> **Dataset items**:
....

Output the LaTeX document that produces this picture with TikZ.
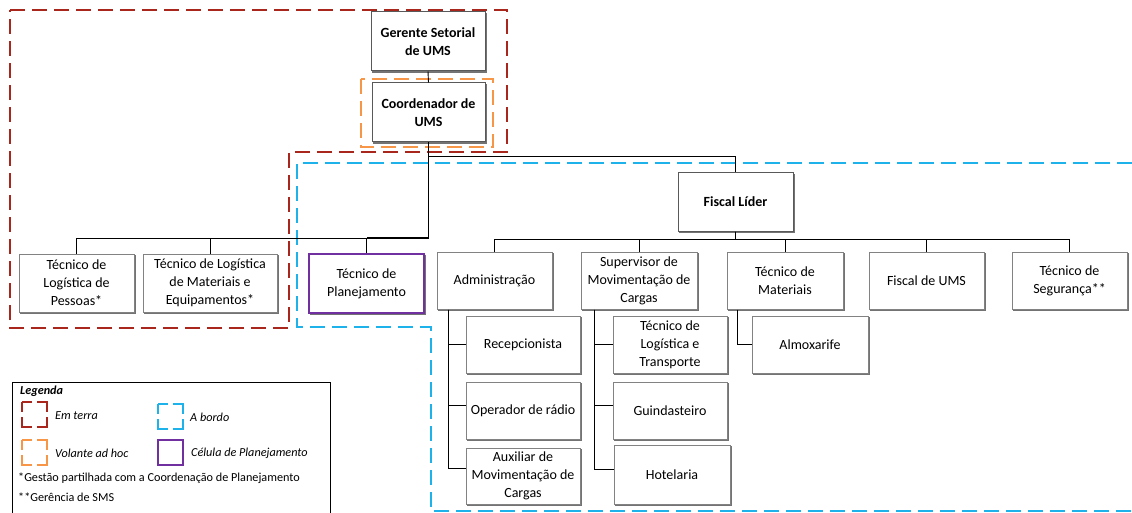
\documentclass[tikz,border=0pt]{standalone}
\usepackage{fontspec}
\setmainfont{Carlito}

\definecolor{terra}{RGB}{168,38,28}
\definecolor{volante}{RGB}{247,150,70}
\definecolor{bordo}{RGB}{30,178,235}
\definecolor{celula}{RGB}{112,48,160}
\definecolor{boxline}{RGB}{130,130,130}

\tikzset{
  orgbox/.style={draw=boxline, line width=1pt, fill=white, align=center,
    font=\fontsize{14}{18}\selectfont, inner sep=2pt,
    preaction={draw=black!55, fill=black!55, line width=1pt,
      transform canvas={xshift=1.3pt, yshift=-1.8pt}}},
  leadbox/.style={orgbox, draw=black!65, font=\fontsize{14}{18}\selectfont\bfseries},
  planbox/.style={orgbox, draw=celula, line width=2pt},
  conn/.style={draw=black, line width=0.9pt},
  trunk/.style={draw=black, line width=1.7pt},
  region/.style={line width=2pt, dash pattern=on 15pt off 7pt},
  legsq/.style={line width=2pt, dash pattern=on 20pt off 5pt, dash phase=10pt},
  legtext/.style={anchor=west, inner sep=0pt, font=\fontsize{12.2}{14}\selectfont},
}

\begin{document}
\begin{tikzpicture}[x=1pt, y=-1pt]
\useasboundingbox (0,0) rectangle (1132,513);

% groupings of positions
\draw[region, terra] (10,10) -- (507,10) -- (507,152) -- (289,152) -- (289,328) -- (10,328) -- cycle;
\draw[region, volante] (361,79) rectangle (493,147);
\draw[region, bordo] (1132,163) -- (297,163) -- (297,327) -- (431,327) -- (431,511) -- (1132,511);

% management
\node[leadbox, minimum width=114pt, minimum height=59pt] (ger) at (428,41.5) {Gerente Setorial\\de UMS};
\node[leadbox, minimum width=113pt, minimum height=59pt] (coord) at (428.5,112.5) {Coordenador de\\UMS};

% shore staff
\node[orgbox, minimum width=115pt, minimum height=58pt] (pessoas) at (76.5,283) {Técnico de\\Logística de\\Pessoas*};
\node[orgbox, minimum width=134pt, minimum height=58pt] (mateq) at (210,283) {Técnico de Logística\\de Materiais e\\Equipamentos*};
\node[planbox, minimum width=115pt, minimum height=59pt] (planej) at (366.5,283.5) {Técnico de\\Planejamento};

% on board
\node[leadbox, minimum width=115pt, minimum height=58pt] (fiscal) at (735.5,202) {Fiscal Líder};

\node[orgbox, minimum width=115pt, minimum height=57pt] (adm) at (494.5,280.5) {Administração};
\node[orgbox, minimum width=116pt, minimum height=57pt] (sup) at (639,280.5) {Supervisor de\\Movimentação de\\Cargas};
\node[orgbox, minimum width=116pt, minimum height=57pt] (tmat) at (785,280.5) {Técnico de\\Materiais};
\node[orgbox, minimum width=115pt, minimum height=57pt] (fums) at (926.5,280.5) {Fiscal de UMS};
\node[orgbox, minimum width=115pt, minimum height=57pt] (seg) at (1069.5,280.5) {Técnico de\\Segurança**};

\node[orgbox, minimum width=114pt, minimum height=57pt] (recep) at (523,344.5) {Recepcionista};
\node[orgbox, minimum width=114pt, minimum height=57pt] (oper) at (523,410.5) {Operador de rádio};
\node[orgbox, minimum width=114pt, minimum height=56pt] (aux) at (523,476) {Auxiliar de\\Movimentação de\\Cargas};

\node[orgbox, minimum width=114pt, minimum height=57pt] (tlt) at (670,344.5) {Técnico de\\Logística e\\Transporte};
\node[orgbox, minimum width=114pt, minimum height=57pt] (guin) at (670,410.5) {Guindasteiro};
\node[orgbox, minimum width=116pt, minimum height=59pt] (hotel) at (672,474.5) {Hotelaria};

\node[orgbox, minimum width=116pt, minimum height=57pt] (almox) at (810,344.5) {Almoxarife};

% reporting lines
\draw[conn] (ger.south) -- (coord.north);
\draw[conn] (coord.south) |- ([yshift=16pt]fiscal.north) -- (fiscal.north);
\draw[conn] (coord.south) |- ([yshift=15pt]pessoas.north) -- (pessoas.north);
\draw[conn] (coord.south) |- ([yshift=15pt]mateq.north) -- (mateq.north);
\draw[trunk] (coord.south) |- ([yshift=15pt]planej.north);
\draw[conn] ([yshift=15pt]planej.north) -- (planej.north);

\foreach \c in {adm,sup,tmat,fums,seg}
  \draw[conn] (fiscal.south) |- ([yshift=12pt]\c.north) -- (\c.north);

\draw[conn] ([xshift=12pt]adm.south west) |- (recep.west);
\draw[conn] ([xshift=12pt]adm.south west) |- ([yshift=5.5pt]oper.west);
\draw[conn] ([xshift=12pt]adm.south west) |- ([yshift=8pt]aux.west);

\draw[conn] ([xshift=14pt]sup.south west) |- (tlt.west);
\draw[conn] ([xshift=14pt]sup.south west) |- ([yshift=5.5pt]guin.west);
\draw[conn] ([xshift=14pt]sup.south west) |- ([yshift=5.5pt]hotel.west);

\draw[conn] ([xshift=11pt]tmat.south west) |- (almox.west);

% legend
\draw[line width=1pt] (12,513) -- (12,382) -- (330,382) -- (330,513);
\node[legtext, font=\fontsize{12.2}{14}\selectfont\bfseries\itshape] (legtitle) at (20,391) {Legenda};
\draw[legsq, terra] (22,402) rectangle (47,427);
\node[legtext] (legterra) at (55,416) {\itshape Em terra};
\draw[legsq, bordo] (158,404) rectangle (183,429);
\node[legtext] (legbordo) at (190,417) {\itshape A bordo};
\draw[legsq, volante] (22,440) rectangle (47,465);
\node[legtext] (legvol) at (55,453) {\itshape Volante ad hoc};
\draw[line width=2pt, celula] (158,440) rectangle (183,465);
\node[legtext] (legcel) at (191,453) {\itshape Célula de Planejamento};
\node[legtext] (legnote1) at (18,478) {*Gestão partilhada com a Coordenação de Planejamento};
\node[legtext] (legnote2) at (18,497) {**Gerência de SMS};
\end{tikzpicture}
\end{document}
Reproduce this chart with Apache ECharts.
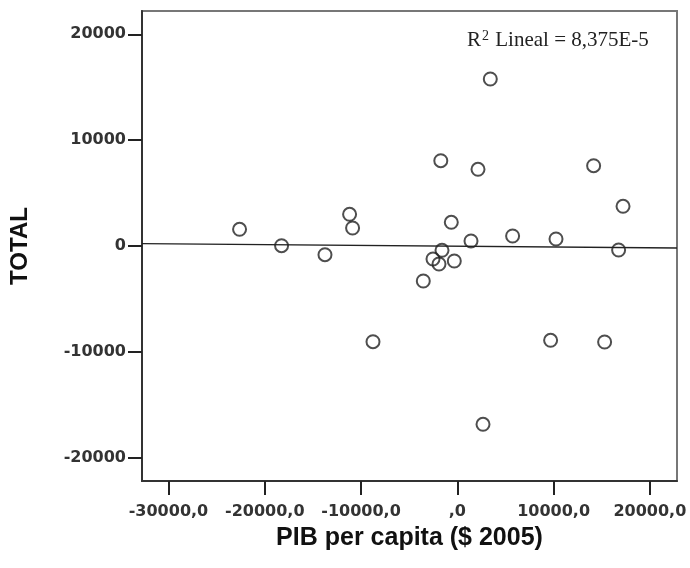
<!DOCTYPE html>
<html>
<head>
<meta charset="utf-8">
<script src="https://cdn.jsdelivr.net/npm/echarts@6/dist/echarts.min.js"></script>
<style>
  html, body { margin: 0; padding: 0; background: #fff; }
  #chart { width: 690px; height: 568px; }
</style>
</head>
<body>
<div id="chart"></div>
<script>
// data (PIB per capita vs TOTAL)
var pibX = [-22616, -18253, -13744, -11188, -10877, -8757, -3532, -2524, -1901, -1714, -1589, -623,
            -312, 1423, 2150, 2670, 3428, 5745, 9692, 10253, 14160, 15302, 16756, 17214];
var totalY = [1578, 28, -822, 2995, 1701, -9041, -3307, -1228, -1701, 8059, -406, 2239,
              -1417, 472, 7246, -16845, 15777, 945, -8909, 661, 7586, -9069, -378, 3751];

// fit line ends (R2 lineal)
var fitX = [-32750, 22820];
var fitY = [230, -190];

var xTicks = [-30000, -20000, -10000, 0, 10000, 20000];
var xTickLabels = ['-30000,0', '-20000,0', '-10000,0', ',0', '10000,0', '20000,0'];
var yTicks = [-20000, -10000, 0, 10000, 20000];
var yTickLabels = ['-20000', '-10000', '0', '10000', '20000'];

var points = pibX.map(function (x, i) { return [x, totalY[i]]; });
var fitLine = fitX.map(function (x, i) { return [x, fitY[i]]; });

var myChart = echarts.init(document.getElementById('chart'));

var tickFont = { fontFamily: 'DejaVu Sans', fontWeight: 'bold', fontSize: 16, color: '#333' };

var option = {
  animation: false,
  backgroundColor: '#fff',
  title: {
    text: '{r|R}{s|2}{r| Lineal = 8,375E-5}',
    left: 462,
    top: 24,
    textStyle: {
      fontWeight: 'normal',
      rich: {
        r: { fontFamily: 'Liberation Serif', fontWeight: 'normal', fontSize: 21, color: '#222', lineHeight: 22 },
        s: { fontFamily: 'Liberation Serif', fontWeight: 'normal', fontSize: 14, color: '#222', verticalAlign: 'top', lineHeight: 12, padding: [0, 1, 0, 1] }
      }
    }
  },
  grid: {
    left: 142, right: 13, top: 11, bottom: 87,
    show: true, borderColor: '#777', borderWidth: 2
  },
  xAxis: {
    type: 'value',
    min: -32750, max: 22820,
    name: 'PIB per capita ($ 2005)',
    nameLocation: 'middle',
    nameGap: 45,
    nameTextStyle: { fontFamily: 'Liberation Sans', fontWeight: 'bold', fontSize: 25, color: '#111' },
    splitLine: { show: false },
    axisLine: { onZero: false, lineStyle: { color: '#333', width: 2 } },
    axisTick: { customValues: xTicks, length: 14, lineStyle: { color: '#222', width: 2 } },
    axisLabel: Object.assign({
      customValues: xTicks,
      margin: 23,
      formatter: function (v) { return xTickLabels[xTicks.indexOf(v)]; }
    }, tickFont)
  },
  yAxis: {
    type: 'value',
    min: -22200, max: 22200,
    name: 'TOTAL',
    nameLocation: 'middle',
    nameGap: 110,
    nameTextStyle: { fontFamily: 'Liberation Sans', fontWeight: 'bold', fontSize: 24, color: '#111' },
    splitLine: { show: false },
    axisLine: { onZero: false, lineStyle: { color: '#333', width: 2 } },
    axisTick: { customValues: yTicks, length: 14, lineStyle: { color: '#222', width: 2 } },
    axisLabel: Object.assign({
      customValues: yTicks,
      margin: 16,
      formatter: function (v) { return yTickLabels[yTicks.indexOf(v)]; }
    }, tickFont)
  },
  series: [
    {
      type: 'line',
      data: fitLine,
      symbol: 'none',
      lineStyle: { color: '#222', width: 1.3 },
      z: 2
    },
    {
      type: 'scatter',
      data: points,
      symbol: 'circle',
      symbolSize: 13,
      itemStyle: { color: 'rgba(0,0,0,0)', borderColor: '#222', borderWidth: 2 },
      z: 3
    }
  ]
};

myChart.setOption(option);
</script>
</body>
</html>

....

> **Task requirements**: What's needed is an exact copy of the lines above from the one with "Reproduce this chart with Apache ECharts." through the one with "-9069, -378, 3751];", both included; the pictures stay out.

> **Answer for this exercise**:
Reproduce this chart with Apache ECharts.
<!DOCTYPE html>
<html>
<head>
<meta charset="utf-8">
<script src="https://cdn.jsdelivr.net/npm/echarts@6/dist/echarts.min.js"></script>
<style>
  html, body { margin: 0; padding: 0; background: #fff; }
  #chart { width: 690px; height: 568px; }
</style>
</head>
<body>
<div id="chart"></div>
<script>
// data (PIB per capita vs TOTAL)
var pibX = [-22616, -18253, -13744, -11188, -10877, -8757, -3532, -2524, -1901, -1714, -1589, -623,
            -312, 1423, 2150, 2670, 3428, 5745, 9692, 10253, 14160, 15302, 16756, 17214];
var totalY = [1578, 28, -822, 2995, 1701, -9041, -3307, -1228, -1701, 8059, -406, 2239,
              -1417, 472, 7246, -16845, 15777, 945, -8909, 661, 7586, -9069, -378, 3751];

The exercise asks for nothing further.